Dataset excerpt:
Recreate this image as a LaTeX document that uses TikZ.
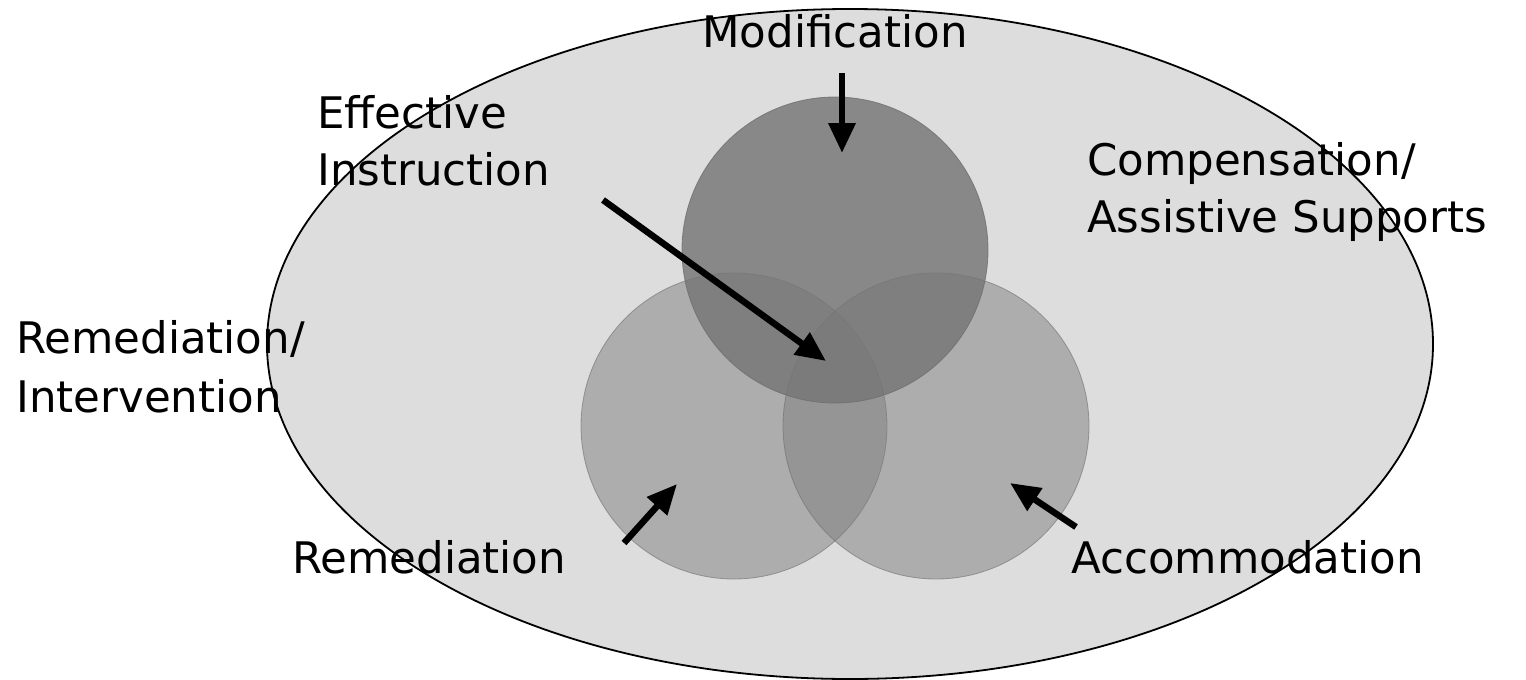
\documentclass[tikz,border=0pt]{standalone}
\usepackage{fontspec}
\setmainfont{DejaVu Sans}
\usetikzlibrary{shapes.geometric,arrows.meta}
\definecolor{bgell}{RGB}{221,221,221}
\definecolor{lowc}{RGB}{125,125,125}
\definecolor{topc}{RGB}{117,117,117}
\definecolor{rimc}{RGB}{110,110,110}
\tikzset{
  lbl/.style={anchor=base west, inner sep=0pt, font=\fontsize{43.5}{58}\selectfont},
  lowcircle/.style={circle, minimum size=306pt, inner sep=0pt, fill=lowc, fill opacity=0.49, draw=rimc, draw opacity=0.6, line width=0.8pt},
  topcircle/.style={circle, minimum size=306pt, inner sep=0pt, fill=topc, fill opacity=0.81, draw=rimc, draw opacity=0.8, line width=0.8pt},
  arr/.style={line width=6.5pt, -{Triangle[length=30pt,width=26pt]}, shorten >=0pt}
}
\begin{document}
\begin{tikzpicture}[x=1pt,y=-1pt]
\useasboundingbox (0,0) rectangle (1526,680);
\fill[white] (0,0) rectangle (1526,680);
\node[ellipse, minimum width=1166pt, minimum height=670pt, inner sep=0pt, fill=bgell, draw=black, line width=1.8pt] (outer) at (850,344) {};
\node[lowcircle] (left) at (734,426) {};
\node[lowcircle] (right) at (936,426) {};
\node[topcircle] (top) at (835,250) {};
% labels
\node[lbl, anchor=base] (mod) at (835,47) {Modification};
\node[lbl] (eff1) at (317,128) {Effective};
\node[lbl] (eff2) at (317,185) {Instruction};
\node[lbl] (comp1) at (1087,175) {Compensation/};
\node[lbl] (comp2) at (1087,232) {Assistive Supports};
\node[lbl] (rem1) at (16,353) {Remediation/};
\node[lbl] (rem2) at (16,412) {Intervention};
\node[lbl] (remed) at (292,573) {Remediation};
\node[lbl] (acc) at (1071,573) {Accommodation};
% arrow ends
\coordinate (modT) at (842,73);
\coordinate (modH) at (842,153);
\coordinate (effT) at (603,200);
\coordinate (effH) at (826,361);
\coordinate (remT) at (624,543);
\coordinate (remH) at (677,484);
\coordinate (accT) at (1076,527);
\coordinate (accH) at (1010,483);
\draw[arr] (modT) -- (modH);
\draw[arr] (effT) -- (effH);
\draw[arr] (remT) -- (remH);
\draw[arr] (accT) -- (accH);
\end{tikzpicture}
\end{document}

Problem to work on: Copy each line above precisely, dropping the pictures.

Exercise response:
Recreate this image as a LaTeX document that uses TikZ.
\documentclass[tikz,border=0pt]{standalone}
\usepackage{fontspec}
\setmainfont{DejaVu Sans}
\usetikzlibrary{shapes.geometric,arrows.meta}
\definecolor{bgell}{RGB}{221,221,221}
\definecolor{lowc}{RGB}{125,125,125}
\definecolor{topc}{RGB}{117,117,117}
\definecolor{rimc}{RGB}{110,110,110}
\tikzset{
  lbl/.style={anchor=base west, inner sep=0pt, font=\fontsize{43.5}{58}\selectfont},
  lowcircle/.style={circle, minimum size=306pt, inner sep=0pt, fill=lowc, fill opacity=0.49, draw=rimc, draw opacity=0.6, line width=0.8pt},
  topcircle/.style={circle, minimum size=306pt, inner sep=0pt, fill=topc, fill opacity=0.81, draw=rimc, draw opacity=0.8, line width=0.8pt},
  arr/.style={line width=6.5pt, -{Triangle[length=30pt,width=26pt]}, shorten >=0pt}
}
\begin{document}
\begin{tikzpicture}[x=1pt,y=-1pt]
\useasboundingbox (0,0) rectangle (1526,680);
\fill[white] (0,0) rectangle (1526,680);
\node[ellipse, minimum width=1166pt, minimum height=670pt, inner sep=0pt, fill=bgell, draw=black, line width=1.8pt] (outer) at (850,344) {};
\node[lowcircle] (left) at (734,426) {};
\node[lowcircle] (right) at (936,426) {};
\node[topcircle] (top) at (835,250) {};
% labels
\node[lbl, anchor=base] (mod) at (835,47) {Modification};
\node[lbl] (eff1) at (317,128) {Effective};
\node[lbl] (eff2) at (317,185) {Instruction};
\node[lbl] (comp1) at (1087,175) {Compensation/};
\node[lbl] (comp2) at (1087,232) {Assistive Supports};
\node[lbl] (rem1) at (16,353) {Remediation/};
\node[lbl] (rem2) at (16,412) {Intervention};
\node[lbl] (remed) at (292,573) {Remediation};
\node[lbl] (acc) at (1071,573) {Accommodation};
% arrow ends
\coordinate (modT) at (842,73);
\coordinate (modH) at (842,153);
\coordinate (effT) at (603,200);
\coordinate (effH) at (826,361);
\coordinate (remT) at (624,543);
\coordinate (remH) at (677,484);
\coordinate (accT) at (1076,527);
\coordinate (accH) at (1010,483);
\draw[arr] (modT) -- (modH);
\draw[arr] (effT) -- (effH);
\draw[arr] (remT) -- (remH);
\draw[arr] (accT) -- (accH);
\end{tikzpicture}
\end{document}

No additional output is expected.